Figure 17 shows an illustration 1700 of a user interface 210 for benchmarking the selected subset of the sets of suggested parameters of Figure 16 in relation to their cost estimates in accordance with an embodiment. A graph 1702 of cost estimates (e.g. UTC) versus a selected development parameter (e.g. weightage of a structure used in the oil and gas field or infrastructure) is shown in Figure 17. The data points 1704 as plotted in the graph 1702 are historical cost data (e.g. UTC data) for a selected development parameter (e.g. a weightage of a structure used in an oil and gas field or infrastructure). A best-fit trend for the data points 1704 are shown as 1706 with a desired band 1708 set to provide a quick indication on whether a selected set of suggested parameters fall within the desired band. The cost estimates (in this case, UTC) for each of the benchmarked suggested parameters 1710 are then estimated using the graph 1702 for a given development parameter (e.g. a weightage of a structure associated with the suggested process). Figure 17 also shows a tab “Calibrate Cost Phasing” 1712. This allows the user to revise the cost estimates accordingly if necessary. This benchmarking as shown in Figure 17 allows the subset of the sets of suggested parameters to be broadly tested to better ensure a feasibility, screening and selection decisions made in relation to determining the set of suggested parameters for developing the oil and gas field or infrastructure.

Figure 18 shows an illustration 1800 of a user interface 210 of a summary of the results after performing the computer-implemented method for determining a set of parameters for developing an oil and gas field or infrastructure in accordance with an embodiment.
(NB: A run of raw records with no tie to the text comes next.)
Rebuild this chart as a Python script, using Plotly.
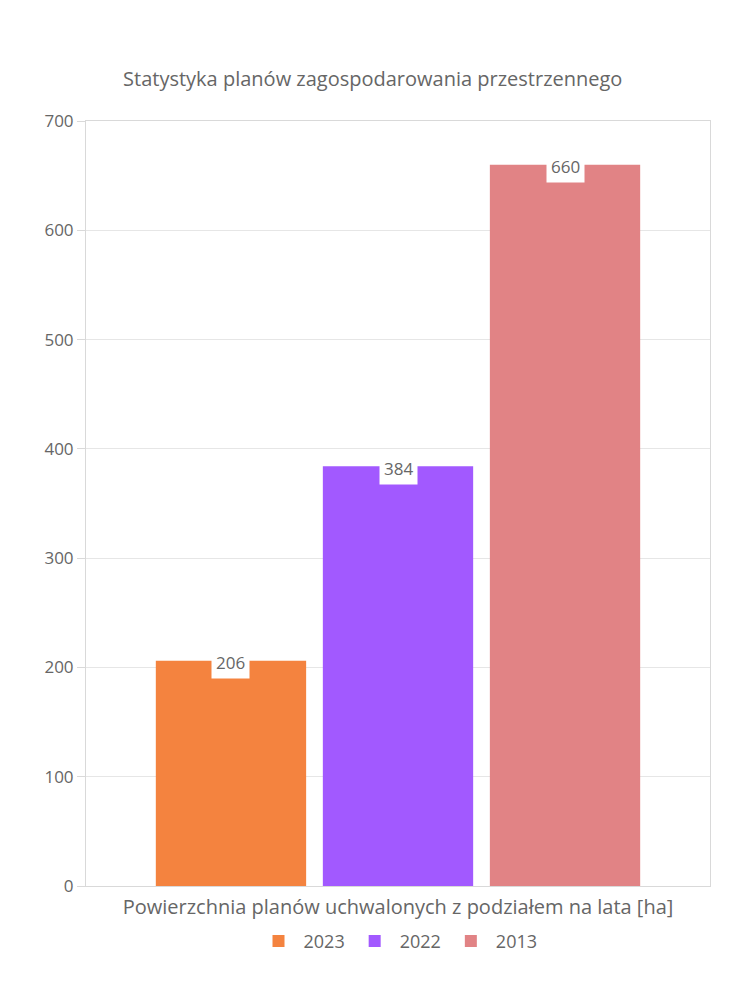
import plotly.graph_objects as go

category = ["Powierzchnia planów uchwalonych z podziałem na lata [ha]"]
series_names = ["2023", "2022", "2013"]
series_values = [206, 384, 660]
colors = ["#F4833F", "#A259FF", "#E18385"]
y_ticks = [0, 100, 200, 300, 400, 500, 600, 700]
title_text = "Statystyka planów zagospodarowania przestrzennego"

FONT = "Open Sans"
GRAY = "#666666"
bargap = 0.197

fig = go.Figure()
for name, val, col in zip(series_names, series_values, colors):
    fig.add_trace(go.Bar(x=category, y=[val], name=name, marker_color=col,
                         marker_line_width=0, hoverinfo="y"))

n = len(series_values)
slot = (1 - bargap) / n
for i, val in enumerate(series_values):
    off = (i - (n - 1) / 2) * slot
    fig.add_annotation(x=off, y=val, xref="x", yref="y", text=str(val),
                       showarrow=False, bgcolor="white", borderpad=4,
                       font=dict(family=FONT, size=17, color=GRAY),
                       yanchor="middle", yshift=-2)

fig.update_layout(
    width=750, height=1000,
    margin=dict(l=86, r=40, t=121, b=114),
    paper_bgcolor="white", plot_bgcolor="white",
    title=dict(text=title_text, x=0.497, xanchor="center", y=0.921, yanchor="middle",
               font=dict(family=FONT, size=20, color=GRAY)),
    barmode="group", bargap=bargap, bargroupgap=0.10,
    showlegend=True,
    legend=dict(orientation="h", x=0.5, xanchor="center", y=-0.048, yanchor="top",
                font=dict(family=FONT, size=18, color=GRAY), itemwidth=40,
                traceorder="normal"),
    font=dict(family=FONT, color=GRAY),
)
fig.update_yaxes(range=[0, 700], tickvals=y_ticks, showgrid=True, gridcolor="#E6E6E6",
                 gridwidth=1, zeroline=False, showline=True, linecolor="#D9D9D9", mirror=True,
                 ticks="outside", ticklen=8, tickcolor="#D9D9D9",
                 tickfont=dict(family=FONT, size=17, color=GRAY))
fig.update_xaxes(showline=True, linecolor="#D9D9D9", mirror=True, ticks="",
                 ticklabelstandoff=3,
                 tickfont=dict(family=FONT, size=20, color=GRAY))

fig.write_html("out.html")
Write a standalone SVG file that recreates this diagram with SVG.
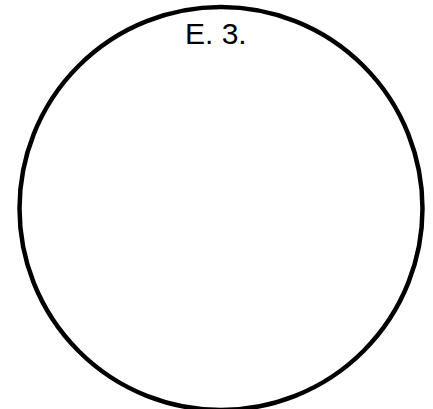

As shown in Figure 18, various panels associated with the summary of the results after performing the computer-implemented method 300 for determining the set of parameters for the oil and gas field or infrastructure are presented. This provides a collaboration work space for decision making with integrated workflow and data analysis for implement the set of parameters in developing the oil and gas field or infrastructure. For example, a panel 1802 shows a next milestone for developing the oil and gas field or infrastructure using the determined set of parameters. A panel 1804 shows a value added by developing the oil and gas field or infrastructure. A panel 1806 shows a list of updates associated with the oil and gas field or infrastructure. A panel 1808 shows a cost risk analysis for the oil and gas field or infrastructure.

Although only certain embodiments of the present invention have been described in detail, many variations are possible in accordance with the appended claims. For example, features described in relation to one embodiment may be incorporated into one or more other embodiments and vice versa.